DAP (Delivered at Place)

  • The seller is responsible for delivering the goods to a named place.
  • The buyer handles customs clearance and import duties.
  • Useful for B2B buyers who require door-to-door delivery of food ingredients.

DDP (Delivered Duty Paid)

  • The seller covers all costs, including customs duties and taxes.
  • Ideal for high-value specialty ingredients with strict import regulations.
  • Buyers benefit from an all-inclusive cost structure with minimal responsibility.

How to Choose the Right Incoterm for Your Food Business

When selecting an Incoterm, food businesses should consider:

  • Product type: Perishable goods require faster, more reliable terms.
  • Logistics capabilities: Can you handle shipping, customs, and insurance yourself?
  • Import/export regulations: Some countries have strict food safety compliance rules.
  • Risk tolerance: Are you comfortable assuming responsibility for delays, damage, or additional costs?

For example, a European distributor sourcing organic cocoa from Africa might prefer CIF to ensure the shipment is insured and delivered to their local port, whereas a bulk rice exporter from Asia might opt for FOB to manage their risk.

Common Mistakes to Avoid

Selecting the wrong Incoterm can lead to costly errors, shipment delays, and unnecessary risks. One of the most common mistakes is choosing an unsuitable Incoterm for perishable products. For example, relying on terms such as EXW (Ex Works) or FOB (Free on Board) without considering the logistics required for temperature-sensitive food products can expose shipments to extended risk. If the buyer lacks control over refrigerated transport, the goods may spoil before reaching their destination.

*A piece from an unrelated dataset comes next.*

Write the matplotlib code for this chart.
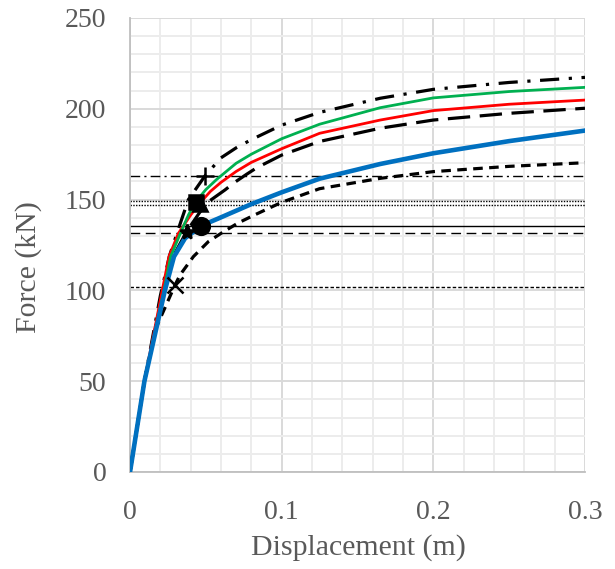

Another frequent issue is misunderstanding cost responsibilities between the buyer and seller. Some businesses fail to calculate additional expenses such as import duties, insurance, or inland transport, leading to unexpected financial burdens. For example, a buyer agreeing to a CIF (Cost, Insurance, and Freight) contract might assume all costs are covered, only to realize upon arrival that local port handling and import duties remain their responsibility.

Failing to secure proper insurance coverage is another mistake, particularly when using CIF. Although CIF requires the seller to provide insurance, the minimum coverage may not be sufficient for high-value or fragile food products. Buyers should always clarify insurance terms and consider additional coverage for protection against unforeseen incidents such as damage or contamination during transit.

Lastly, ignoring country-specific customs regulations can result in clearance delays, penalties, or even shipment rejection. Some countries have strict import regulations for food safety, labeling, and certification, and selecting an Incoterm without considering these requirements can disrupt trade operations. To avoid this, businesses must ensure their chosen Incoterm aligns with the destination country's regulatory framework and import procedures.